Россия была на грани крестьянской войны, это было понятно верхам. Впереди — окончание первого, двухлетнего, этапа «переходного периода» и новые возмущения по поводу раздела земли; положение могло еще более обостриться. Отсюда стремление правительства устроить провокации с целью отвлечь общественное мнение.
Еще весной этого года в Петербурге начались пожары. Выгорали огромные территории — кварталы между Кобыльской улицей и Лиговкой и от церкви Предтечи до Глазова моста, горели Охта и Апраксин двор (рынок). Толковали о поджигателях. Обвиняли радикальную молодежь… и Герцена.
Комментарий к происходящему «Колокола»: «Да когда же в России что-нибудь не горело? Из этого удивления перед поджогами видно, что Петербург в самом деле иностранный город».
Пришла весть от Тургенева, побывавшего в Питере проездом в свое Спасское. Иван Сергеевич взялся в ту пору помочь выехать за границу жене Бакунина и вел с «лондонцами» шифрованную переписку. Получил официальное предупреждение не иметь никаких сношений с герценовским «Колоколом». Только что был издан в России его роман «Отцы и дети». Тургенева поразило, что слово «нигилист», выхваченное из его книги, мгновенно стало ходовым и даже бранным. «Посмотрите, что ваши нигилисты делают!.. Жгут Петербург!» — сказал ему первый же встреченный знакомый на Невском. Он столкнулся с нападками и с настороженностью близких прежде по духу людей, того пуще — неблизких. («Дал повод нашей охранительной сволочи…») Да еще ко всему и молодежь отошла от него, не простив, как им казалось, холодность в изображении Базарова.
Пожары продолжались, загоралось все более по ночам.
Невместимо, что у нас делается… «Николай воскресе», — можно сказать этому неумирающему мертвому. В стране террор, самый опасный и бессмысленный, горевал Герцен при чтении газет.

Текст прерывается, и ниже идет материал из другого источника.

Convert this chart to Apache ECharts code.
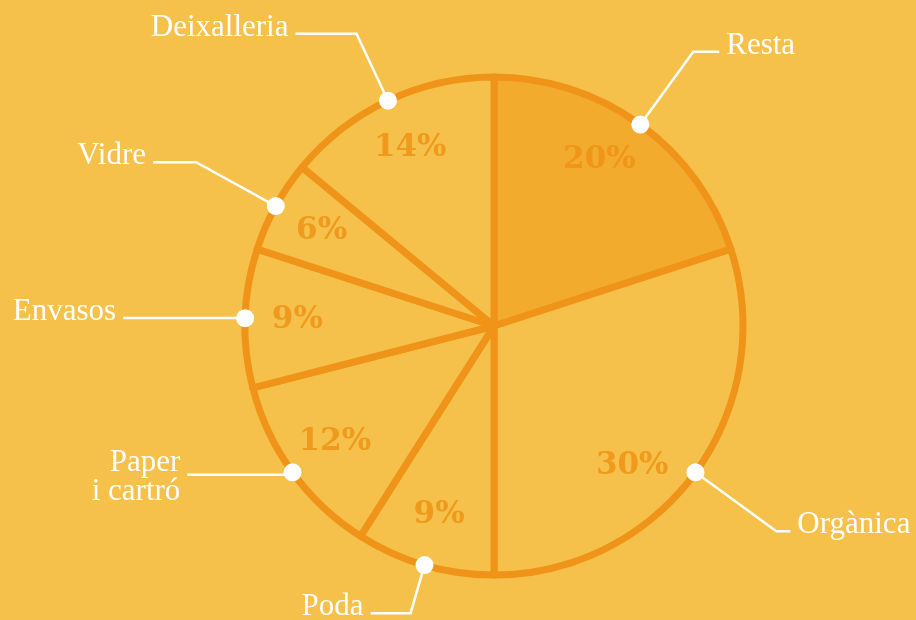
<!DOCTYPE html>
<html>
<head>
<meta charset="utf-8">
<script src="https://cdn.jsdelivr.net/npm/echarts@6/dist/echarts.min.js"></script>
<style>
    html, body { margin: 0; padding: 0; background: #F6C14A; }
    #chart { width: 916px; height: 620px; }
</style>
</head>
<body>
<div id="chart"></div>
<script>
// dades del gràfic (ordre horari des de dalt)
var categories = ['Resta', 'Orgànica', 'Poda', 'Paper\ni cartró', 'Envasos', 'Vidre', 'Deixalleria'];
var values = [20, 30, 9, 12, 9, 6, 14];

var bgColor = '#F6C14A';
var restaColor = '#F3AB2E';
var strokeColor = '#EF9419';
var pctColor = '#EE9012';

// línies de les etiquetes: [length, length2]
var lineSetup = [
    [90, 26],
    [100, 14],
    [50, 40],
    [4, 102],
    [8, 114],
    [91, 43],
    [74, 61]
];
// petit desplaçament de les xifres interiors (en % del cercle)
var pctShift = [-1, 2.6, 0, 0, 0, 0, 0];

(function() {
    var chart = echarts.init(document.getElementById('chart'));
    var center = [494, 326];
    var radius = 249;
    var total = 0, acc = 0, i;
    var pieData = [], dots = [], pcts = [];

    for (i = 0; i < values.length; i++) total += values[i];
    for (i = 0; i < values.length; i++) {
        var mid = (acc + values[i] / 2) / total * 100;
        acc += values[i];
        pieData.push({
            name: categories[i],
            value: values[i],
            itemStyle: { color: i === 0 ? restaColor : bgColor },
            labelLine: { length: lineSetup[i][0], length2: lineSetup[i][1] }
        });
        dots.push([1, mid]);
        pcts.push([0.79, mid + pctShift[i], values[i]]);
    }

    // la línia de base del text queda a l'altura de la línia guia
    function labelText(p) {
        var lines = p.name.split('\n');
        var txt = lines.map(function(l) { return '{b|' + l + '}'; }).join('\n');
        if (lines.length > 1) return '{t|}\n' + txt;
        return txt + '\n{s|}';
    }

    var option = {
        backgroundColor: bgColor,
        animation: false,
        polar: { center: center, radius: radius },
        angleAxis: { type: 'value', min: 0, max: 100, startAngle: 90, clockwise: true, show: false },
        radiusAxis: { type: 'value', min: 0, max: 1, show: false },
        series: [
            {
                type: 'pie',
                center: center,
                radius: radius,
                startAngle: 90,
                clockwise: true,
                avoidLabelOverlap: false,
                silent: true,
                itemStyle: {
                    borderColor: strokeColor,
                    borderWidth: 7
                },
                label: {
                    show: true,
                    position: 'outside',
                    formatter: labelText,
                    distanceToLabelLine: 7,
                    rich: {
                        b: {
                            color: '#fff',
                            fontFamily: 'Liberation Serif',
                            fontSize: 31,
                            lineHeight: 29
                        },
                        s: { lineHeight: 12, fontSize: 1 },
                        t: { lineHeight: 6, fontSize: 1 }
                    }
                },
                labelLine: {
                    show: true,
                    smooth: false,
                    lineStyle: { color: '#fff', width: 2.5 }
                },
                emphasis: { disabled: true },
                data: pieData
            },
            {
                type: 'scatter',
                coordinateSystem: 'polar',
                symbolSize: 18,
                z: 10,
                silent: true,
                itemStyle: { color: '#fff', opacity: 1 },
                data: dots
            },
            {
                type: 'scatter',
                coordinateSystem: 'polar',
                symbolSize: 1,
                z: 10,
                silent: true,
                itemStyle: { color: 'transparent' },
                label: {
                    show: true,
                    position: 'inside',
                    formatter: function(p) { return p.value[2] + '%'; },
                    color: pctColor,
                    fontFamily: 'DejaVu Serif',
                    fontWeight: 'bold',
                    fontSize: 31
                },
                data: pcts
            }
        ]
    };

    chart.setOption(option);
})();
</script>
</body>
</html>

Еще в 61-м году на австрийской границе был схвачен харьковский помещик Герцович по подозрению в том, что он издатель «Колокола». И едва отбился от следствия. Потревоженными оказались многие Геровы и даже Гарины… Лондонская почта приносила теперь «звонарям» письма с клеветой и угрозами. И слухи, слухи…
Тянулось ненастное лето.
Все были здоровы. Лиза умна. Бакунин и «беби», Лена с Алексеем, шалили. Но на душе было тяжело и тревожно…
Явилась однажды питерская курсистка, на что теперь нужна была смелость. Девушка очень молоденькая: простодушное лицо, косы, круглые глаза.
«Скажите ради бога: да или нет?! Вы участвовали в поджогах? Все говорят!..» — «Катков?» — «Нет. Люди, близкие вам. Вы для них должны оправдаться!» — «А вы сами верите?» — «Не знаю…» Герцен успокоил ее: мы ведь не сумасшедшие здесь — рекомендовать молодежи поджоги толкучего рынка. «Так оправдайтесь! Верьте мне… Или вас оставят!»
Весталка прокричала и без того ясное, то, что жило теперь в Герцене оскорбленным чувством и пережигающей его душу внутренней тревогой. Но как противостоять нелепости и низости? Клевета разносилась даже и либеральной прежде печатью и разрасталась.
Смутное и горестное множилось. В августе «звонари» проводили в новую его экспедицию Иосифа Мадзини. Прощание с ним было надрывающим душу. Бледный и изможденный (недавно он был тяжело болен), он отправлялся с добровольцами для новой высадки в Италии и для попытки переворота. Нужны были ободряющие слова… Но в успех их акции не верилось. И сами отъезжающие верили в него не вполне. В таких случаях предчувствия неизменно сбываются.
Поляки были хмуры и сосредоточенны. Они как бы ожидали от Герцена и Огарева подтверждения своего права выступить, хотя решиться на восстание могли только они сами. В октябрьских переговорах в Лондоне участвовали члены подпольного варшавского комитета Сераковский, Падлевский, Гиллер, Милович. Будущие повстанцы приехали просить поддержки на страницах «Колокола» и денег на оружие.
Собравшиеся сознавали, что исход восстания в Варшаве более чем неясен, но считали, что выступить необходимо. На январь был назначен рекрутский набор: в солдатчину будут угнаны двадцать пять тысяч молодых людей — наиболее революционно настроенных. Неизбежны будут стихийные волнения, в столицу уже теперь введены три полка имперской гвардии. Не восстать означало отдать юношей на убой. Но главным, пожалуй, был эмоциональный настрой представителей варшавского комитета: нет сил больше терпеть царское палачество! И тут трудно возражать, за их словами стояло каждодневно унижаемое национальное достоинство.